Similarly, provide the same disclosure of the invention to a number of patent attorneys and the patent applications produced by the patent attorneys will be substantially the same. The specification and drawings for a patent application will simply be regurgitations of the inventor's disclosure. The claims will be legal specifications of the inventor's embodiment of his invention

There is an element of truth in this misconception. Most patent attorneys, particularly those that are subject to inhibiting time and cost constraints, will simply repackage the inventor's disclosure. The claims will be obtained simply by translating the inventor's drawings into words.

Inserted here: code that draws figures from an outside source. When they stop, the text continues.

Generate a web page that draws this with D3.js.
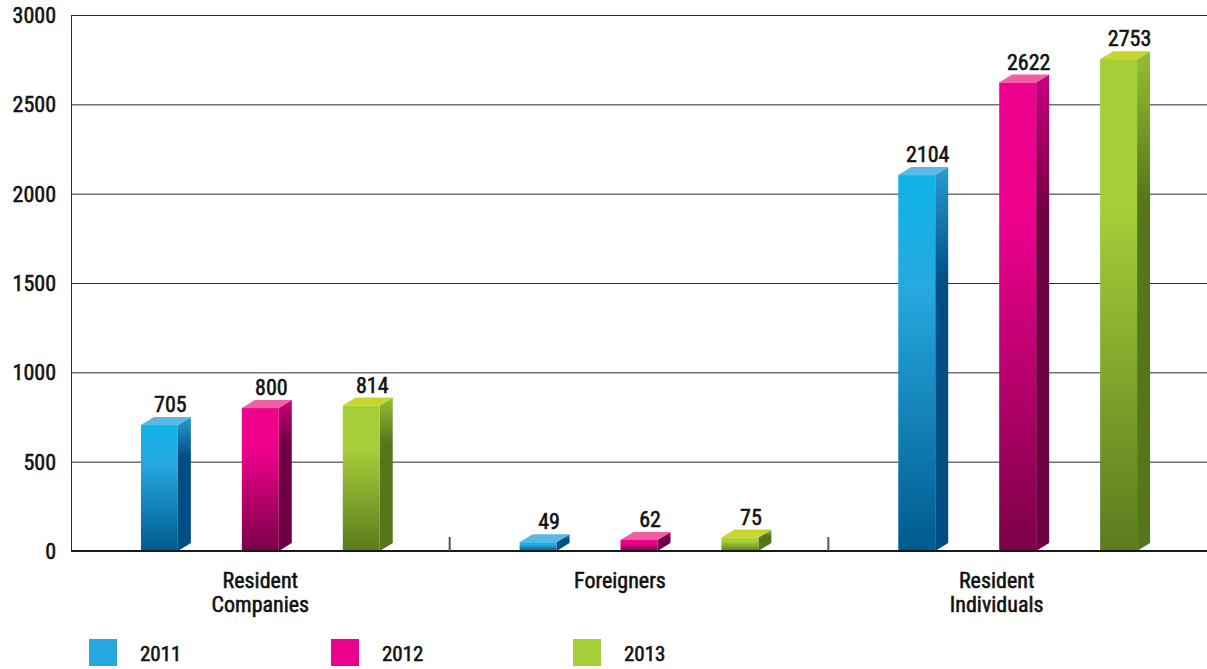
<!DOCTYPE html>
<html>
<head>
<meta charset="utf-8">
<script src="https://cdn.jsdelivr.net/npm/d3@7"></script>
<style>
  html, body { margin: 0; padding: 0; background: #fff; }
  svg { display: block; }
  text { font-family: 'Liberation Sans Narrow', 'Arial Narrow', 'Roboto Condensed', sans-serif; font-weight: normal; fill: #111; stroke: #111; stroke-width: 0.55px; }
</style>
</head>
<body>
<div id="chart"></div>
<script>
// data
var categories = ['Resident Companies', 'Foreigners', 'Resident Individuals'];
var categoryLines = [['Resident', 'Companies'], ['Foreigners'], ['Resident', 'Individuals']];
var years = ['2011', '2012', '2013'];
var values2011 = [705, 49, 2104];
var values2012 = [800, 62, 2622];
var values2013 = [814, 75, 2753];
var yTicks = [0, 500, 1000, 1500, 2000, 2500, 3000];

var W = 1207, H = 669;
var plotLeft = 71, plotRight = 1207, plotTop = 15, plotBottom = 551;
var depthX = 13, depthY = 8;
// the category labels in the original sit a little left of the band centre
var labelShift = [0, -19, -21];

// colours per year: front top / front bottom / side top / side bottom / top face / legend
var palette = {
  '2011': { f0: '#0fb3e8', f1: '#005a8f', s0: '#2b9ad3', s1: '#004e84', t: '#5bb7e4', legend: '#26a9e0' },
  '2012': { f0: '#ec008c', f1: '#7c0048', s0: '#c9007c', s1: '#6e0043', t: '#ef5fa2', legend: '#ec008c' },
  '2013': { f0: '#a6ce39', f1: '#5a7b1f', s0: '#97bf34', s1: '#55761b', t: '#c8d42f', legend: '#a6ce39' }
};

var series = years.map(function(yr, i) {
  return { year: yr, values: [values2011, values2012, values2013][i] };
});

var svg = d3.select('#chart').append('svg')
  .attr('width', W).attr('height', H);

var defs = svg.append('defs');
years.forEach(function(yr) {
  var p = palette[yr];
  var gf = defs.append('linearGradient').attr('id', 'front' + yr)
    .attr('x1', 0).attr('y1', 0).attr('x2', 0).attr('y2', 1);
  gf.append('stop').attr('offset', '0').attr('stop-color', p.f0);
  gf.append('stop').attr('offset', '0.3').attr('stop-color', p.legend);
  gf.append('stop').attr('offset', '1').attr('stop-color', p.f1);

  var gs = defs.append('linearGradient').attr('id', 'side' + yr)
    .attr('x1', 0).attr('y1', 0).attr('x2', 0).attr('y2', 1);
  gs.append('stop').attr('offset', '0').attr('stop-color', p.s0);
  gs.append('stop').attr('offset', '0.3').attr('stop-color', p.s1);
  gs.append('stop').attr('offset', '1').attr('stop-color', p.s1);
});

var x = d3.scaleBand().domain(categories).range([plotLeft, plotRight]).padding(0);
var xInner = d3.scaleBand().domain(years).range([0, x.bandwidth()])
  .paddingInner(0.634).paddingOuter(0.693);
var y = d3.scaleLinear().domain([0, 3000]).range([plotBottom, plotTop]);

// grid lines
svg.append('g').selectAll('line')
  .data(yTicks.filter(function(t) { return t > 0; }))
  .enter().append('line')
  .attr('x1', plotLeft).attr('x2', plotRight)
  .attr('y1', function(d) { return y(d) + 0.5; })
  .attr('y2', function(d) { return y(d) + 0.5; })
  .attr('stroke', '#2a2a2a').attr('stroke-width', 1);

// y axis line
svg.append('line')
  .attr('x1', plotLeft + 0.5).attr('x2', plotLeft + 0.5)
  .attr('y1', plotTop).attr('y2', plotBottom)
  .attr('stroke', '#2a2a2a').attr('stroke-width', 1);

// y tick labels
svg.append('g').selectAll('text')
  .data(yTicks).enter().append('text')
  .attr('x', 56)
  .attr('y', function(d) { return y(d) + 8; })
  .attr('text-anchor', 'end')
  .attr('font-size', '22px')
  .text(function(d) { return d; });

// bars
var bars = [];
series.forEach(function(s) {
  s.values.forEach(function(v, i) {
    bars.push({ year: s.year, cat: categories[i], value: v });
  });
});

var g = svg.append('g');
var w = xInner.bandwidth();

bars.forEach(function(d) {
  var x0 = x(d.cat) + xInner(d.year);
  var yt = y(d.value), yb = y(0);
  var p = palette[d.year];

  // side face
  g.append('path')
    .attr('d', 'M' + (x0 + w) + ',' + yt +
      'L' + (x0 + w + depthX) + ',' + (yt - depthY) +
      'L' + (x0 + w + depthX) + ',' + (yb - depthY) +
      'L' + (x0 + w) + ',' + yb + 'Z')
    .attr('fill', 'url(#side' + d.year + ')');

  // top face
  g.append('path')
    .attr('d', 'M' + x0 + ',' + yt +
      'L' + (x0 + w) + ',' + yt +
      'L' + (x0 + w + depthX) + ',' + (yt - depthY) +
      'L' + (x0 + depthX) + ',' + (yt - depthY) + 'Z')
    .attr('fill', p.t);

  // front face
  g.append('rect')
    .attr('x', x0).attr('y', yt)
    .attr('width', w).attr('height', yb - yt)
    .attr('fill', 'url(#front' + d.year + ')');

  // value label
  g.append('text')
    .attr('x', x0 + (w + depthX) / 2 + 4.5)
    .attr('y', yt - depthY - 5)
    .attr('text-anchor', 'middle')
    .attr('font-size', '22px')
    .text(d.value);
});

// x axis line
svg.append('line')
  .attr('x1', plotLeft).attr('x2', plotRight)
  .attr('y1', plotBottom).attr('y2', plotBottom)
  .attr('stroke', '#1a1a1a').attr('stroke-width', 2);

// category separators (rise above the axis)
svg.append('g').selectAll('line')
  .data(categories.slice(1)).enter().append('line')
  .attr('x1', function(d) { return x(d); })
  .attr('x2', function(d) { return x(d); })
  .attr('y1', plotBottom - 14).attr('y2', plotBottom)
  .attr('stroke', '#555').attr('stroke-width', 2);

// category labels
categories.forEach(function(c, i) {
  var cx = x(c) + x.bandwidth() / 2 + labelShift[i];
  var t = svg.append('text')
    .attr('x', cx)
    .attr('y', 588)
    .attr('text-anchor', 'middle')
    .attr('font-size', '22px');
  categoryLines[i].forEach(function(line, j) {
    t.append('tspan')
      .attr('x', cx)
      .attr('dy', j === 0 ? 0 : 24)
      .text(line);
  });
});

// legend
var legend = svg.append('g').selectAll('g')
  .data(years).enter().append('g')
  .attr('transform', function(d, i) { return 'translate(' + (89 + i * 242) + ',639)'; });
legend.append('rect')
  .attr('width', 28).attr('height', 27)
  .attr('fill', function(d) { return palette[d].legend; });
legend.append('text')
  .attr('x', 51).attr('y', 22)
  .attr('font-size', '21px')
  .text(function(d) { return d; });
</script>
</body>
</html>
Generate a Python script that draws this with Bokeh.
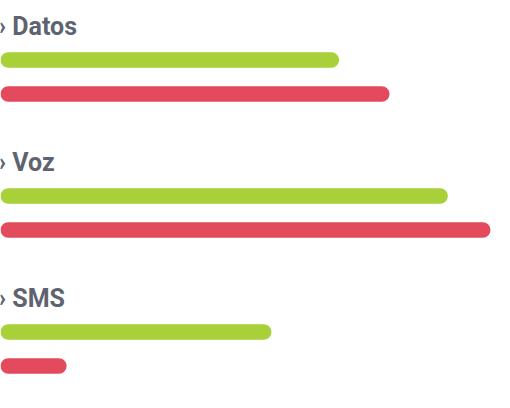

The typical patent attorney will not invest the time required to develop a thorough understanding of the invention. In the case of subject matter of some complexity, developing a real understanding of the principles of operation of the invention is beyond the capabilities of typical patent attorneys. Thus, if the patent applicant is more concerned with the number of patents in his portfolio rather than the quality of the patents, it does not make much difference as to who he selects as his patent attorney. If he will be satisfied with "cookie cutter" claims, then he can simply select the patent attorney who quotes the lowest price. And he can be satisfied with "cookie cutter" claims if his is a run-of-the-mill invention.

On the other hand, if the invention is potentially of great value, the patent applicant may want claims of the highest quality to protect his invention to the highest degree possible. Under these circumstances the patent applicant should look for a patent attorney who is capable of creating quality claims, particularly where the subject matter of the invention is technically challenging.